En ce temps-ci, où par bonheur on est las de l’impiété systématique, et où le génie d’un maître célèbre[2] a réconcilié la philosophie avec les plus nobles facultés de la nature humaine, il se rencontre dans les rangs distingués de la société une certaine classe d’esprits sérieux, moraux, rationnels ; vaquant aux études, aux idées, aux discussions ; dignes de tout comprendre, peu passionnés, et capables seulement d’un enthousiasme d’intelligence qui témoigne de leur amour ardent pour la vérité. À ces esprits de choix, au milieu de leur vie commode, de leur loisir occupé, de leur développement tout intellectuel, la religion philosophique suffit ; ce qui leur importe particulièrement, c’est de se rendre raison des choses ; quand ils ont expliqué, ils sont satisfaits : aussi le côté inexplicable leur échappe-t-il souvent, et ils le traiteraient volontiers de chimère, s’ils ne trouvaient moyen de l’assujettir, en le simplifiant, à leur mode d’interprétation universelle. Le dirai-je ? ce sont des esprits plutôt que des âmes ; ils habitent les régions moyennes ; ils n’ont pas pénétré fort avant dans les voies douloureuses et impures du cœur ; ils ne sont pas rafraîchis, après les flammes de l’expiation, dans la sérénité d’un éther inaltérable ; ils n’ont pas senti la vie au vif.

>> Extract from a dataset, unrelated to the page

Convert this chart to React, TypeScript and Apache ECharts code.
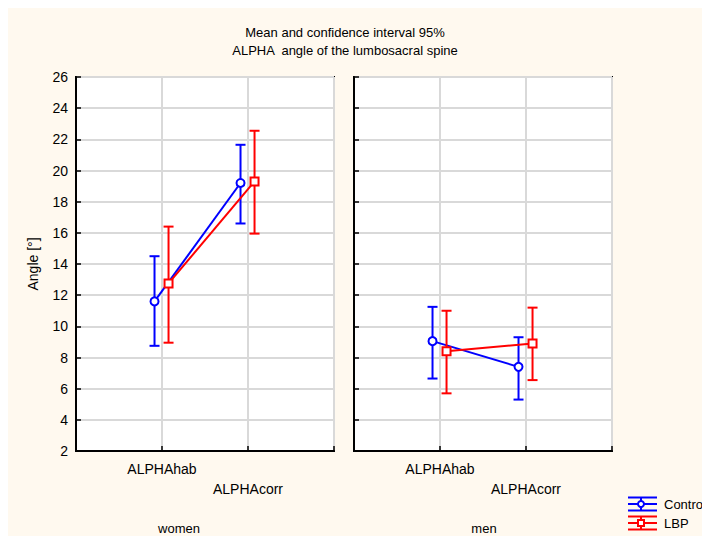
import React, { useEffect, useRef } from "react";
import * as echarts from "echarts";

const titleLines = ["Mean and confidence interval 95%", "ALPHA  angle of the lumbosacral spine"];
const panels = ["women", "men"];
const categories = ["ALPHAhab", "ALPHAcorr"];
const seriesNames = ["Contro", "LBP"];
const seriesColors = ["#0000FF", "#FF0000"];
const seriesSymbols = ["emptyCircle", "emptyRect"];
const seriesOffsets = [-0.087, 0.076];
const yTicks = { min: 2, max: 26, interval: 2 };
const yAxisName = "Angle [°]";

// [panel][category]
const controMean = [[11.6, 19.2], [9.05, 7.4]];
const controLow = [[8.75, 16.6], [6.65, 5.3]];
const controHigh = [[14.5, 21.65], [11.25, 9.3]];
const lbpMean = [[12.75, 19.3], [8.4, 8.9]];
const lbpLow = [[8.95, 15.95], [5.7, 6.55]];
const lbpHigh = [[16.4, 22.55], [11.0, 11.2]];

const means = [controMean, lbpMean];
const lows = [controLow, lbpLow];
const highs = [controHigh, lbpHigh];

const FONT = "'Liberation Sans', Arial, sans-serif";

export default function App() {
  const ref = useRef<HTMLDivElement>(null);
  useEffect(() => {
    if (!ref.current) return;
    const chart = echarts.init(ref.current, null, { renderer: "svg" });

    const gridLefts = [68, 346];
    const grids = panels.map((_, p) => ({
      left: gridLefts[p],
      top: 69,
      width: 258,
      height: 374,
      show: true,
      backgroundColor: "#FFFFFF",
      borderColor: "#000000",
      borderWidth: 2,
      containLabel: false,
    }));

    const xAxes = panels.map((_, p) => ({
      type: "value",
      gridIndex: p,
      min: 0,
      max: categories.length + 1,
      interval: 1,
      axisLine: { show: true, lineStyle: { color: "#000", width: 2 } },
      axisTick: { show: true, inside: true, length: 5, lineStyle: { color: "#000", width: 1.5 } },
      splitLine: { show: true, lineStyle: { color: "#D9D9D9", width: 2 } },
      axisLabel: {
        show: true,
        margin: 8,
        fontSize: 14,
        lineHeight: 20,
        color: "#000",
        fontFamily: FONT,
        verticalAlign: "top",
        formatter: (v: number) => {
          const i = Math.round(v) - 1;
          if (i < 0 || i >= categories.length) return "";
          return "\n".repeat(i) + categories[i];
        },
      },
    }));

    const yAxes = panels.map((_, p) => ({
      type: "value",
      gridIndex: p,
      min: yTicks.min,
      max: yTicks.max,
      interval: yTicks.interval,
      name: p === 0 ? yAxisName : "",
      nameLocation: "middle",
      nameGap: 36,
      nameTextStyle: { fontSize: 14, color: "#000", fontFamily: FONT },
      axisLine: { show: true, lineStyle: { color: "#000", width: 2 } },
      axisTick: { show: true, inside: true, length: 5, lineStyle: { color: "#000", width: 1.5 } },
      splitLine: { show: true, lineStyle: { color: "#D9D9D9", width: 2 } },
      axisLabel: {
        show: p === 0,
        margin: 8,
        fontSize: 14,
        color: "#000",
        fontFamily: FONT,
      },
    }));

    const series: any[] = [];
    panels.forEach((_, p) => {
      seriesNames.forEach((name, s) => {
        const color = seriesColors[s];
        const errData = categories.map((_, c) => [c + 1 + seriesOffsets[s], lows[s][p][c], highs[s][p][c]]);
        series.push({
          type: "custom",
          name,
          xAxisIndex: p,
          yAxisIndex: p,
          z: 3 + s * 2,
          encode: { x: 0, y: [1, 2] },
          data: errData,
          renderItem: (params: any, api: any) => {
            const x = api.value(0);
            const lo = api.coord([x, api.value(1)]);
            const hi = api.coord([x, api.value(2)]);
            const cap = 5;
            const style = { stroke: color, lineWidth: 2 };
            return {
              type: "group",
              children: [
                { type: "line", shape: { x1: lo[0], y1: lo[1], x2: hi[0], y2: hi[1] }, style },
                { type: "line", shape: { x1: lo[0] - cap, y1: lo[1], x2: lo[0] + cap, y2: lo[1] }, style },
                { type: "line", shape: { x1: hi[0] - cap, y1: hi[1], x2: hi[0] + cap, y2: hi[1] }, style },
              ],
            };
          },
        });
        series.push({
          type: "line",
          name,
          xAxisIndex: p,
          yAxisIndex: p,
          z: 4 + s * 2,
          data: categories.map((_, c) => [c + 1 + seriesOffsets[s], means[s][p][c]]),
          symbol: seriesSymbols[s],
          symbolSize: 8,
          showSymbol: true,
          lineStyle: { color, width: 2 },
          itemStyle: { color, borderWidth: 2 },
        });
      });
    });

    const legendGraphics: any[] = [];
    const legendYs = [496, 515];
    seriesNames.forEach((name, s) => {
      const y = legendYs[s];
      const color = seriesColors[s];
      const st = { stroke: color, lineWidth: 2 };
      const x1 = 620, x2 = 649, cx = 633;
      legendGraphics.push(
        { type: "line", shape: { x1, y1: y - 6.5, x2, y2: y - 6.5 }, style: st },
        { type: "line", shape: { x1, y1: y, x2, y2: y }, style: st },
        { type: "line", shape: { x1, y1: y + 6.5, x2, y2: y + 6.5 }, style: st },
        { type: "line", shape: { x1: cx, y1: y - 6.5, x2: cx, y2: y + 6.5 }, style: st },
        s === 0
          ? { type: "circle", shape: { cx, cy: y, r: 3 }, style: { fill: "#fff", stroke: color, lineWidth: 2 } }
          : { type: "rect", shape: { x: cx - 3, y: y - 3, width: 6, height: 6 }, style: { fill: "#fff", stroke: color, lineWidth: 2 } },
        {
          type: "text",
          x: 656,
          y,
          style: { text: name, fill: "#000", fontSize: 13, fontFamily: FONT, verticalAlign: "middle" },
        }
      );
    });

    const panelLabelX = [171, 476];
    const graphic: any[] = [
      ...titleLines.map((t, i) => ({
        type: "text",
        x: 337,
        y: 24 + i * 18,
        style: { text: t, fill: "#000", fontSize: 13, fontFamily: FONT, align: "center", verticalAlign: "middle" },
      })),
      ...panels.map((t, p) => ({
        type: "text",
        x: panelLabelX[p],
        y: 520,
        style: { text: t, fill: "#000", fontSize: 13, fontFamily: FONT, align: "center", verticalAlign: "middle" },
      })),
      ...legendGraphics,
    ];

    chart.setOption({
      animation: false,
      backgroundColor: "#FFF9EF",
      textStyle: { fontFamily: FONT },
      grid: grids,
      xAxis: xAxes,
      yAxis: yAxes,
      series,
      graphic,
    });
    return () => chart.dispose();
  }, []);
  return <div ref={ref} style={{ width: 702, height: 528 }} />;
}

J’honore ces esprits, je les estime heureux ; mais je ne les envie pas. Je les crois dans la vérité, mais dans une vérité un peu froide et nue. On ne gagne pas toujours à s’élever, quand on ne s’élève pas assez haut. Les physiciens qui sont parvenus aux plus grandes hauteurs de l’atmosphère, rapportent qu’ils ont vu le soleil sans rayons, dépouillé, rouge et fauve, et partout des ténèbres autour d’eux. Plutôt que de vivre sous un tel soleil, mieux vaut encore demeurer sur terre, croire aux Ondoyante lueurs du soir et du matin, et prêter sa docile prunelle à toutes les illusions du jour, dût-on baisser la paupière en face de l’astre éblouissant ; — à moins que l’âme, un soir, ne trouve quelque part des ailes d’Ange, et qu’elle ne s’échappe dans les plaines lumineuses, par de la notre atmosphère, à une hauteur où les savants ne vont pas.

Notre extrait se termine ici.